╭─ Material to process

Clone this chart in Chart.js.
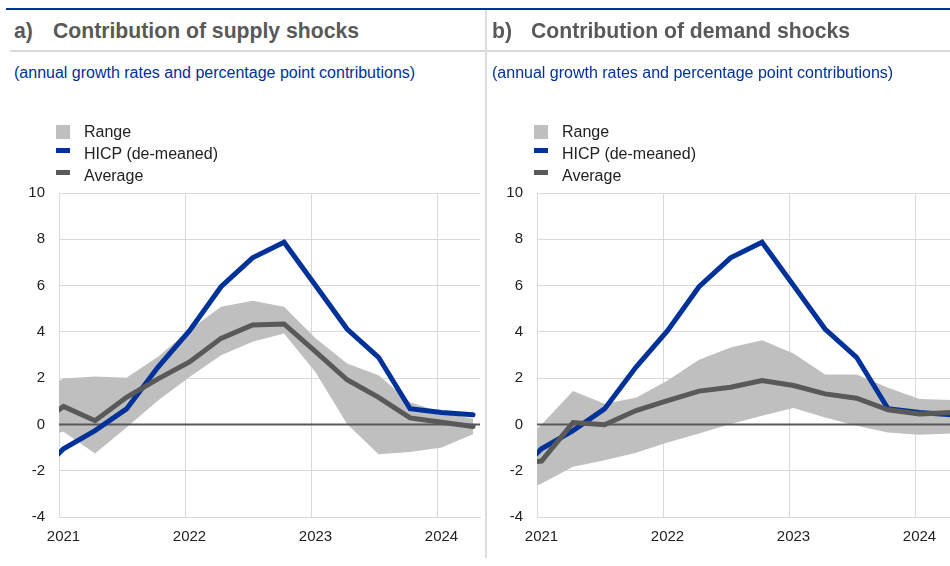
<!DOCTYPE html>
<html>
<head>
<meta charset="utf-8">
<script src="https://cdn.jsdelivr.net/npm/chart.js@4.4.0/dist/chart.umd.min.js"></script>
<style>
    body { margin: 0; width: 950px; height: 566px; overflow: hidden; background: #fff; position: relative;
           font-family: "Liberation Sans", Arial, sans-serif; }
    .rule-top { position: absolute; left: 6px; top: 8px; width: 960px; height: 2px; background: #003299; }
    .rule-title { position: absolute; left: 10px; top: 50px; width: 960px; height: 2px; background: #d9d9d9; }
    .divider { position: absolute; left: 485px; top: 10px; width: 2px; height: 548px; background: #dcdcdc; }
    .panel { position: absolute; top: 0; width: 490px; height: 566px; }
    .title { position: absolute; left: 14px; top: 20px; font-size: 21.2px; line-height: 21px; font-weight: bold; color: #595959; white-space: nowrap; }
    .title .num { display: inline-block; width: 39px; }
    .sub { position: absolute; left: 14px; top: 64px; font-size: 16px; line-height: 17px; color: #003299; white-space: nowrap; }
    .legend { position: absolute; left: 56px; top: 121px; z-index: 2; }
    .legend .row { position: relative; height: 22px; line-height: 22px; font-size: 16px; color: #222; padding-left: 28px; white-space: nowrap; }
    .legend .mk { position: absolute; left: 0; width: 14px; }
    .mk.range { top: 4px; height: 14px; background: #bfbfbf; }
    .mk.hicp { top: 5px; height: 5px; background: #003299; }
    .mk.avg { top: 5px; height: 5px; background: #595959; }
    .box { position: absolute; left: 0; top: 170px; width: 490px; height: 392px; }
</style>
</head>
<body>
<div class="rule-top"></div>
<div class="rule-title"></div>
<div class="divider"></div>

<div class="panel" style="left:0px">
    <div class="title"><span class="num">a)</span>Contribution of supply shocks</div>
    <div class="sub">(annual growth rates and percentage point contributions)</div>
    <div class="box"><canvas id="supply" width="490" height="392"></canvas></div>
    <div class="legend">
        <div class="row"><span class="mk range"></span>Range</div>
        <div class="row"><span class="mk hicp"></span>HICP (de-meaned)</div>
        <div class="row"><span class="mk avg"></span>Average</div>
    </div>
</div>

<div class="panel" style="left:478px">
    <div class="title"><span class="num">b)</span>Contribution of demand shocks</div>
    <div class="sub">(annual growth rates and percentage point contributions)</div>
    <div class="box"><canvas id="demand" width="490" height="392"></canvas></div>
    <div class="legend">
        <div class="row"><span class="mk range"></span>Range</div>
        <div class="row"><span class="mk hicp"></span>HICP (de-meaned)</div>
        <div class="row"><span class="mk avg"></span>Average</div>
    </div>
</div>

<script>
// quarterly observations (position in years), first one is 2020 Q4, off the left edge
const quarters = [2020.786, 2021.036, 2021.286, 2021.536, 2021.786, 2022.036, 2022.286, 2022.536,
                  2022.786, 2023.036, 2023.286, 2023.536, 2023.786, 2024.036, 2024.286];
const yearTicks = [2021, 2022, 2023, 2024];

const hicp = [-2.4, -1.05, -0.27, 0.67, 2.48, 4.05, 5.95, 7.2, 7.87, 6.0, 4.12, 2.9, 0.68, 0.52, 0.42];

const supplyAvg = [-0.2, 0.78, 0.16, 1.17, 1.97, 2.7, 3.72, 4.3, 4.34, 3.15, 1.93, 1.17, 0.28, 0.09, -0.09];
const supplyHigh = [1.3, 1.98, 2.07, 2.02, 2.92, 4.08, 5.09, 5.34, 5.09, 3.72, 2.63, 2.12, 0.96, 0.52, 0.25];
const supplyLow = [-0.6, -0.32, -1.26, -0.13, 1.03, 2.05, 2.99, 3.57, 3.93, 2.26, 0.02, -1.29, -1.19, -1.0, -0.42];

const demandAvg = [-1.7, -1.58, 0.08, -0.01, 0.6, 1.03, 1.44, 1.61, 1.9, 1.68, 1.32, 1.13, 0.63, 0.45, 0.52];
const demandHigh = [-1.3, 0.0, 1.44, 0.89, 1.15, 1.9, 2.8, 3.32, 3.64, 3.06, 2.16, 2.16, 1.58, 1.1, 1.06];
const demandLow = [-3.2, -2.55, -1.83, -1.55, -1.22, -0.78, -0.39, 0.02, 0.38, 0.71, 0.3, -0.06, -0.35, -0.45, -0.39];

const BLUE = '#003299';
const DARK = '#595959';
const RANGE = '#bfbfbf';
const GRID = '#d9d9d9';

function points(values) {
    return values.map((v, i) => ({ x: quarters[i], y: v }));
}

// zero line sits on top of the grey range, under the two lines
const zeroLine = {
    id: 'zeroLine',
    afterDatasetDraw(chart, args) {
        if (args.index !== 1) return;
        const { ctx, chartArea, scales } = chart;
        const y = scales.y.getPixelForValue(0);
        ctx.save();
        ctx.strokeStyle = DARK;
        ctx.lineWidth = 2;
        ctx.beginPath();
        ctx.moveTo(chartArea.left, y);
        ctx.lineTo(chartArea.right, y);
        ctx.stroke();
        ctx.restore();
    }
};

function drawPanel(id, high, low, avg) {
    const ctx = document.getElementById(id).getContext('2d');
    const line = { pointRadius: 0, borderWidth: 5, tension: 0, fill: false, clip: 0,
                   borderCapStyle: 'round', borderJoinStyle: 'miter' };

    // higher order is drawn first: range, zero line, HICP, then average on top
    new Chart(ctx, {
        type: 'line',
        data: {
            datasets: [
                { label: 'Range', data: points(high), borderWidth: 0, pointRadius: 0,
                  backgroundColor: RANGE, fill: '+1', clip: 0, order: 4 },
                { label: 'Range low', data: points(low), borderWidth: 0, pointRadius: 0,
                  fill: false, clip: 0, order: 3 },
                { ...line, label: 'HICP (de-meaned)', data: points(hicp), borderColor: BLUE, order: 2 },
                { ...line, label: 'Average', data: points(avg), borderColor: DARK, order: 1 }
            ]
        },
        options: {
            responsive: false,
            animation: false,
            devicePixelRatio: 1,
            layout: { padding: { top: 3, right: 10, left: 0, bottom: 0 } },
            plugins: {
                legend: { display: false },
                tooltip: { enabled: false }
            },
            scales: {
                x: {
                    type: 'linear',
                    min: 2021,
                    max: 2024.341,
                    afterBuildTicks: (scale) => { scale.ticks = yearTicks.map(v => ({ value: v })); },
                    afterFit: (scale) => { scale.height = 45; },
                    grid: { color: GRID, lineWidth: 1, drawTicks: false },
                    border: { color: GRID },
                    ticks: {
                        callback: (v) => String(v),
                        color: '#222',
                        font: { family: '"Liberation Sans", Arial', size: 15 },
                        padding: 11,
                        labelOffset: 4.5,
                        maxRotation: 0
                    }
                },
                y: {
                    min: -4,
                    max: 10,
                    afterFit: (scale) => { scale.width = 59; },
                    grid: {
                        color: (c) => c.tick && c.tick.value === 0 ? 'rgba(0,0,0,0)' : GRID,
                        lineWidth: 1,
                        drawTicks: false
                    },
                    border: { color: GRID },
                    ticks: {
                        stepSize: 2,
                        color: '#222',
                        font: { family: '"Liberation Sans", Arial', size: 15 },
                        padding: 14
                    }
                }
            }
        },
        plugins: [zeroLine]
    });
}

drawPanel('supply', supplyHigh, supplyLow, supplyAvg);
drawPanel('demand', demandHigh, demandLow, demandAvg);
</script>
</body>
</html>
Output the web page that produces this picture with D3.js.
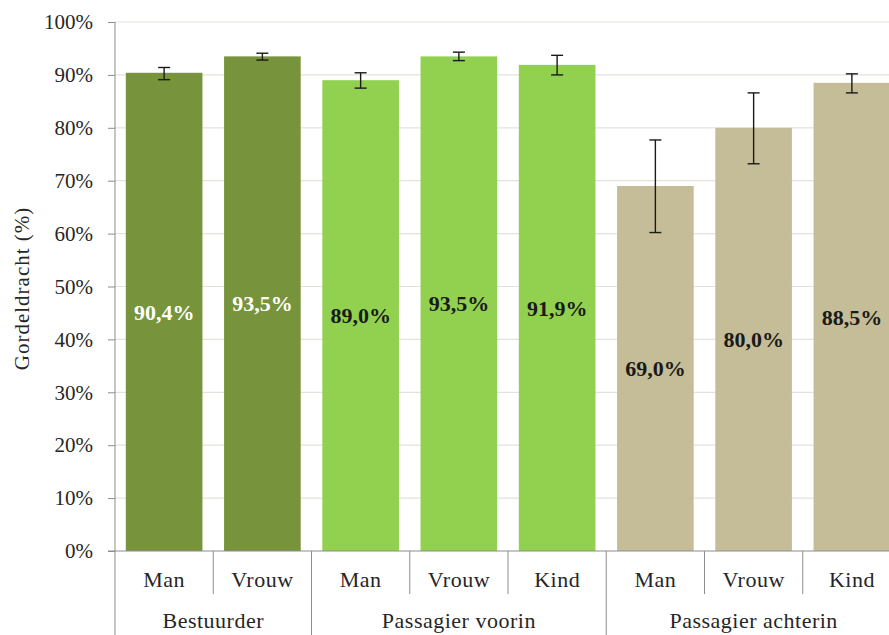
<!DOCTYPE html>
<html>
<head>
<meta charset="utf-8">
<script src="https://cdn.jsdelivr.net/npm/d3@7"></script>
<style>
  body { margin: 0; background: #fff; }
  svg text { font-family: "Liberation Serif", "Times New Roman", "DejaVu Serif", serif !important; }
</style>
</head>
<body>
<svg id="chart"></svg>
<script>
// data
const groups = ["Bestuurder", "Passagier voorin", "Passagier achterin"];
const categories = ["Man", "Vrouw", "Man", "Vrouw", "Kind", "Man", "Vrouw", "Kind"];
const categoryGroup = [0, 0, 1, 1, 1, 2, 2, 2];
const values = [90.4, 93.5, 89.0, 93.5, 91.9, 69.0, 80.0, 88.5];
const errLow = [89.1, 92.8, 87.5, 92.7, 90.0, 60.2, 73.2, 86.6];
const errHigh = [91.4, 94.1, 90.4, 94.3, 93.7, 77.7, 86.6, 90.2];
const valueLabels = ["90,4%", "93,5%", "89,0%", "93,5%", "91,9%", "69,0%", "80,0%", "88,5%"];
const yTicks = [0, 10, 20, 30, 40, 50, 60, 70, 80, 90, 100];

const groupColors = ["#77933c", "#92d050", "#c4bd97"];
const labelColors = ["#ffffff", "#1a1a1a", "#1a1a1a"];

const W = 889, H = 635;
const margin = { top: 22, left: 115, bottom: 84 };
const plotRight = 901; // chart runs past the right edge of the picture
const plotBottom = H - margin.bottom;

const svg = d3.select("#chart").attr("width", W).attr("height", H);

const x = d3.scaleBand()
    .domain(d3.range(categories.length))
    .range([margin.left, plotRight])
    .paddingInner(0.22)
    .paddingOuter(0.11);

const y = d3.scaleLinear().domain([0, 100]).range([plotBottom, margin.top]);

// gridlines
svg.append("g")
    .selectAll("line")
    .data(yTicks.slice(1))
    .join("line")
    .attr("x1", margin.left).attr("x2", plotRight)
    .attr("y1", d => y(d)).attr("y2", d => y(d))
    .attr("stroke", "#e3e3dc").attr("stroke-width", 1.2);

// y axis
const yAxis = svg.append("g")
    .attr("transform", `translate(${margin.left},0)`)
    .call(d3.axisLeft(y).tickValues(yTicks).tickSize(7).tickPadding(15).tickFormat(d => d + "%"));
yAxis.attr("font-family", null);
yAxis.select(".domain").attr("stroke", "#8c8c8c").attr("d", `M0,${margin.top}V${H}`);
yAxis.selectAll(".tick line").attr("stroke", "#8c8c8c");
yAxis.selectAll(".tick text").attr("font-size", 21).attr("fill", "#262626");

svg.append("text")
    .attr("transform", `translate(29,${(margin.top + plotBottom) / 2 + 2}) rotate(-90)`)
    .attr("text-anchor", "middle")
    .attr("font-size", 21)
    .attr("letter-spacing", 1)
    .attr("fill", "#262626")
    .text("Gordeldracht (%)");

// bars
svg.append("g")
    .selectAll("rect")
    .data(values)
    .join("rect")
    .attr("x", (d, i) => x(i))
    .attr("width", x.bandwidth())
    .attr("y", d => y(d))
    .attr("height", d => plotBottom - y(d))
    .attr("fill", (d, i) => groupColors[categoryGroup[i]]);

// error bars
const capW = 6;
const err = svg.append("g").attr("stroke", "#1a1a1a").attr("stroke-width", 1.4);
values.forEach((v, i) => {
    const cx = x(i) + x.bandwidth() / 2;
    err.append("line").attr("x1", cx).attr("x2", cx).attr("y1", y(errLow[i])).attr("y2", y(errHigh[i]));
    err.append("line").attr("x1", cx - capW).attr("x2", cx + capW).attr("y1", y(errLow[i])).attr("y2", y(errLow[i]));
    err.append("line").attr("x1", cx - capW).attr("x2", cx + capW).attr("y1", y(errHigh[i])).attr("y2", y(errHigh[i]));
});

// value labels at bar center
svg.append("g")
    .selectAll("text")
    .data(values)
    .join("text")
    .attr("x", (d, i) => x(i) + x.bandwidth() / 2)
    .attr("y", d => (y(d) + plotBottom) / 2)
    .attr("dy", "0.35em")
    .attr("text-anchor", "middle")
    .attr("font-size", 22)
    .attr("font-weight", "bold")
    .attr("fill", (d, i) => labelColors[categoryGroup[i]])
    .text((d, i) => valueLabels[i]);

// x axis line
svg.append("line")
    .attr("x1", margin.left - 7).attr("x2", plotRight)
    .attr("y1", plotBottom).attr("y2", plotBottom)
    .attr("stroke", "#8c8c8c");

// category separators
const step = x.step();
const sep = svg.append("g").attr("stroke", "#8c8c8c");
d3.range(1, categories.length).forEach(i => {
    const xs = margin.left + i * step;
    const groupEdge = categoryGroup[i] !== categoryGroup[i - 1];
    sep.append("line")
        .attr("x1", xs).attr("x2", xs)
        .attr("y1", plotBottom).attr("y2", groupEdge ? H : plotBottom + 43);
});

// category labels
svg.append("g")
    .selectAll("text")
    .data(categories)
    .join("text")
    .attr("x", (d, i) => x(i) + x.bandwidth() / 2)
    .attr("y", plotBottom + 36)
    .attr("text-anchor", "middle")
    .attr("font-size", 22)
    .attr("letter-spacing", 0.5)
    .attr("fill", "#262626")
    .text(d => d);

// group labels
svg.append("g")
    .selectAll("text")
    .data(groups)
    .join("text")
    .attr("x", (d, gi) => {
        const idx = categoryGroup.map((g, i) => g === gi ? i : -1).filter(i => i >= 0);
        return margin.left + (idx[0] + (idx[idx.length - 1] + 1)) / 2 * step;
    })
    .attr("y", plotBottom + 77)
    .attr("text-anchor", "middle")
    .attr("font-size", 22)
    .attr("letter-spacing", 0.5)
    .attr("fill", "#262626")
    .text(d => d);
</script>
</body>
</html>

╰─

#### Requirement
Show, from the listing above, each line that contains the word "this".

#### Answer to the problem
Clone this chart in Chart.js.
Output the web page that produces this picture with D3.js.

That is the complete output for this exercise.